Une révolution imaginaire au 212
En octobre 2025, alors que de jeunes Marocains – baptisés « Gen Z 212 » – exprimaient pacifiquement des revendications sociales sur l’éducation et l’emploi, Karman a cru flairer le grand soir. Depuis son balcon numérique d’Istanbul, elle a partagé une vidéo annonçant qu’une foule « marchait sur le Palais royal ». Spoiler , personne n’y allait. Les manifestants discutaient salaire, santé, et avenir – pas trône ni régime.
Mais qu’importe les faits, pourvu qu’on ait la fiction ! En bonne scénariste de la révolution perpétuelle, Karman a qualifié ces rassemblements de « Printemps marocain ». Elle n’a pas précisé que le thermomètre institutionnel du Royaume affichait stabilité, ni que la jeunesse, en majorité, réaffirmait son attachement à la monarchie.
Le point de rupture survint quand la militante publia une image du Roi Mohammed VI affublée de vers jugés insultants. L’indignation fut immédiate. À ce stade, il ne s’agissait plus d’activisme, mais d’une provocation pure et simple. Derrière l’écran, une même mécanique , recycler la rhétorique de 2011 pour délégitimer les États qui ne s’alignent pas sur la grille frériste Ankara-Doha.
Un réseau, une idéologie, une cible
Les pièces du puzzle sont connues. Karman, installée en Turquie, dirige la chaîne Bilqis, alimentée par des circuits financiers qataris. Son entourage professionnel baigne dans la galaxie d’Al-Jazeera, où l’on aime rappeler aux autres pays arabes qu’ils ne sont pas assez « révolutionnaires ». Le Maroc, monarchie constitutionnelle à la fois islamique et modernisée, incarne tout ce que cette idéologie récuse , un islam d’institutions, pas d’insurrection.
Dans cette équation, les monarchies deviennent suspectes, sauf celle d’Ankara, bien sûr, où la verticalité du pouvoir s’appelle « légitimité démocratique ». Cherchez la cohérence.
Le Maroc répond avec calme et droit
La riposte marocaine n’a pas versé dans le vacarme. D’abord, les internautes ont opposé la vérité numérique aux mensonges viraux. Puis des acteurs civiques ont pris la plume et le droit. Ismail El Hamraoui, du « Gouvernement parallèle de la jeunesse », a saisi le Comité Nobel et le Conseil de surveillance de Meta, où siège Karman — un rappel poli que le Nobel n’est pas un passeport pour l’impunité.
Enfin, le Club des avocats du Maroc a déposé plainte auprès du parquet turc, sur la base de la loi n° 3713 relative à la lutte contre le terrorisme. Oui, la Turquie , ironie du sort, ce pays où la militante s’est réfugiée sous le drapeau de la liberté d’expression… à géométrie variable.

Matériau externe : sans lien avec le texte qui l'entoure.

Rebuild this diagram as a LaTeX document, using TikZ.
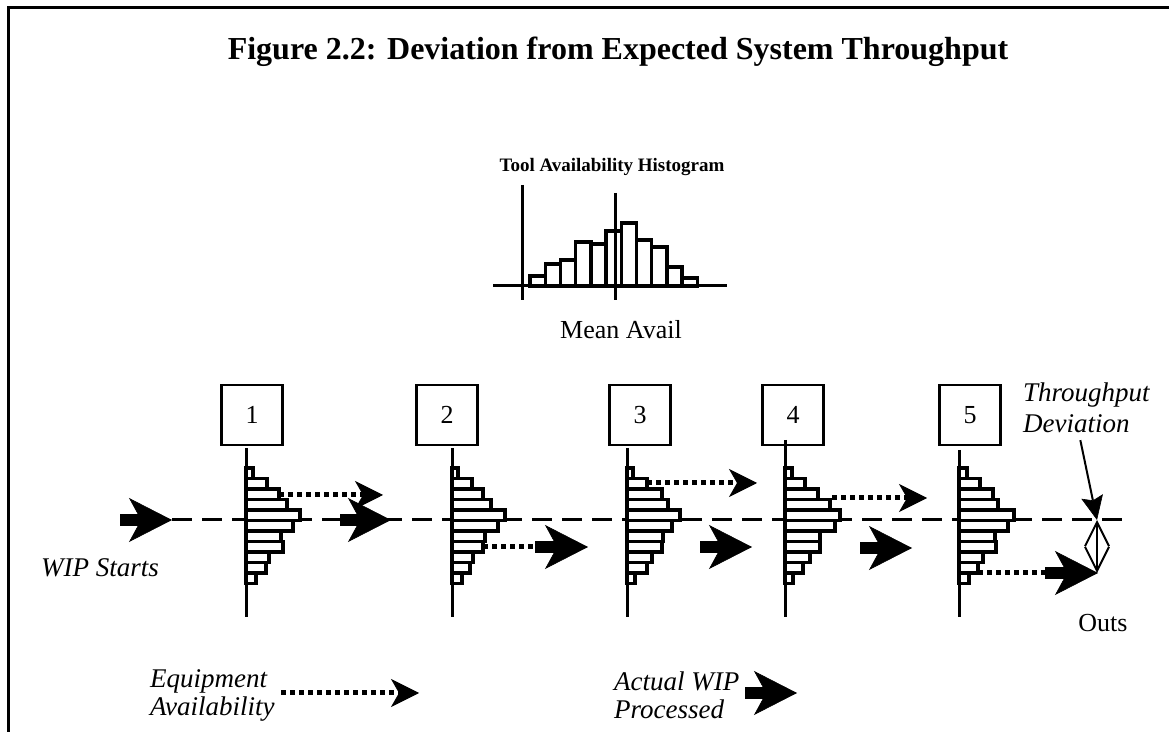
\documentclass[tikz,border=0pt]{standalone}
\usepackage{fontspec}
\setmainfont{Liberation Serif}
\usetikzlibrary{arrows.meta,positioning}

\tikzset{
  station/.style={draw,line width=1.3pt,minimum width=30.5pt,minimum height=30pt,inner sep=0pt,font=\fontsize{13}{15}\selectfont},
  axisline/.style={line width=1.5pt},
  histbar/.style={draw,fill=white,line width=1.7pt},
  centerline/.style={line width=1.5pt,dash pattern=on 10pt off 5pt},
  availtail/.style={line width=2.5pt,dash pattern=on 2.5pt off 2pt},
  avail/.style={availtail,-{Stealth[length=14pt,width=14pt,inset=4pt,line width=0.3pt]}},
  wip/.style={line width=6pt,-{Stealth[length=21.5pt,width=22pt,inset=6pt,line width=0.3pt]}},
  pointer/.style={line width=1pt,-{Stealth[length=12pt,width=11pt,inset=2pt,line width=0.3pt]}},
  devarrow/.style={line width=1pt,{Straight Barb[length=12pt,width=12pt]}-{Straight Barb[length=12pt,width=12pt]}},
  lbl/.style={font=\fontsize{13}{16}\selectfont},
  itlbl/.style={font=\fontsize{13.5}{14}\selectfont\itshape,align=left},
}
% one horizontal histogram hanging off a station axis
\newcommand{\stationhist}[2]{%
  \foreach \len [count=\i from 0] in {#2}
    \draw[histbar] (#1,468+10.5*\i) rectangle ++(\len,10.5);}

\begin{document}
\begin{tikzpicture}[x=0.5pt,y=-0.5pt]
  \useasboundingbox (0,0) rectangle (1169,732);
  \draw[line width=1.5pt] (8,745) -- (8,8) -- (1180,8);

  \node[font=\fontsize{16}{19}\selectfont\bfseries] (title) at (618,52)
    {Figure 2.2: Deviation from Expected System Throughput};

  % tool availability histogram
  \node[font=\fontsize{9.5}{11}\selectfont\bfseries] (histtitle) at (612,167) {Tool Availability Histogram};
  \foreach \h [count=\i from 0] in {10,22,26,44,42,55,63,46,39,19,8}
    \draw[histbar] (530+15.2*\i,286) rectangle ++(15.2,-\h);
  \draw[axisline] (493,286) -- (727,286);
  \draw[axisline] (522,185) -- (522,300);
  \draw[axisline] (615,193) -- (615,300);
  \node[lbl] (mean) at (621,330) {Mean Avail};

  % stations
  \node[station] (s1) at (252,415) {1};
  \node[station] (s2) at (447,415) {2};
  \node[station] (s3) at (640,415) {3};
  \node[station] (s4) at (793,415) {4};
  \node[station] (s5) at (970,415) {5};

  \draw[centerline] (172,520) -- (1125,520);

  \stationhist{246}{7,21,33,41,54,47,35,37,23,20,10}
  \stationhist{452}{6,20,31,39,53,46,33,31,21,18,10}
  \stationhist{627}{6,20,35,41,53,45,36,35,25,20,8}
  \stationhist{785}{7,20,33,45,55,50,35,35,25,18,8}
  \stationhist{959}{8,21,34,39,55,49,36,37,24,19,10}
  \foreach \x/\top in {246/448,452/448,627/448,785/440,959/450}
    \draw[axisline] (\x,\top) -- (\x,617);

  % equipment availability
  \draw[avail] (279,495) -- (383,495);
  \draw[availtail] (483,547) -- (537,547);
  \draw[avail] (647,483) -- (757,483);
  \draw[avail] (832,498) -- (927,498);
  \draw[availtail] (978,573) -- (1047,573);

  % actual WIP processed
  \draw[wip] (120,520) -- (172,520);
  \draw[wip] (340,520) -- (391,520);
  \draw[wip] (535,547) -- (588,547);
  \draw[wip] (700,547) -- (752,547);
  \draw[wip] (860,548) -- (912,548);
  \draw[wip] (1045,573) -- (1098,573);

  \node[itlbl] (wipstart) at (100,568) {WIP Starts};

  % throughput deviation
  \node[itlbl,anchor=north west,font=\fontsize{13.5}{15.5}\selectfont\itshape] (tdev) at (1016,376) {Throughput\\Deviation};
  \coordinate (devtop) at (1097,520);
  \coordinate (devbot) at (1097,573);
  \draw[pointer] ([xshift=-3pt]tdev.south) -- (devtop);
  \draw[devarrow] (devtop) -- (devbot);
  \node[lbl] (outs) at (1103,623) {Outs};

  % legend
  \node[itlbl,anchor=west] (equip) at (143,695) {Equipment\\Availability};
  \draw[avail] (281,693) -- (419,693);
  \node[itlbl,anchor=west] (actual) at (607,695) {Actual WIP\\Processed};
  \draw[wip] (745,693) -- (797,693);
\end{tikzpicture}
\end{document}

La parabole d’une incompréhension
Le « problème Karman » n’est ni personnel ni national. Il est idéologique, d’abord , le Maroc démontre qu’islam, stabilité et développement peuvent cohabiter sans tutelle ni charia politique. Il est analytique, ensuite , lire le Maroc de 2025 avec les lunettes du Caire 2011, c’est faire de la myopie militante. Enfin, il est géopolitique , la militante devenue influenceuse s’en prend à ce qui dérange l’axe Ankara-Doha – un Royaume qui trace sa voie, libre et serein.
Épilogue provisoire
Tawakkol Karman voulait rallumer la mèche du Printemps arabe. Elle n’a trouvé que le vent d’automne marocain. Entre le slogan et le réel, il y a le droit. Entre l’idéologie et la dignité, il y a la nuance. Et entre la liberté d’expression et la diffamation, il y a un juge turc qui, cette fois, devra trancher.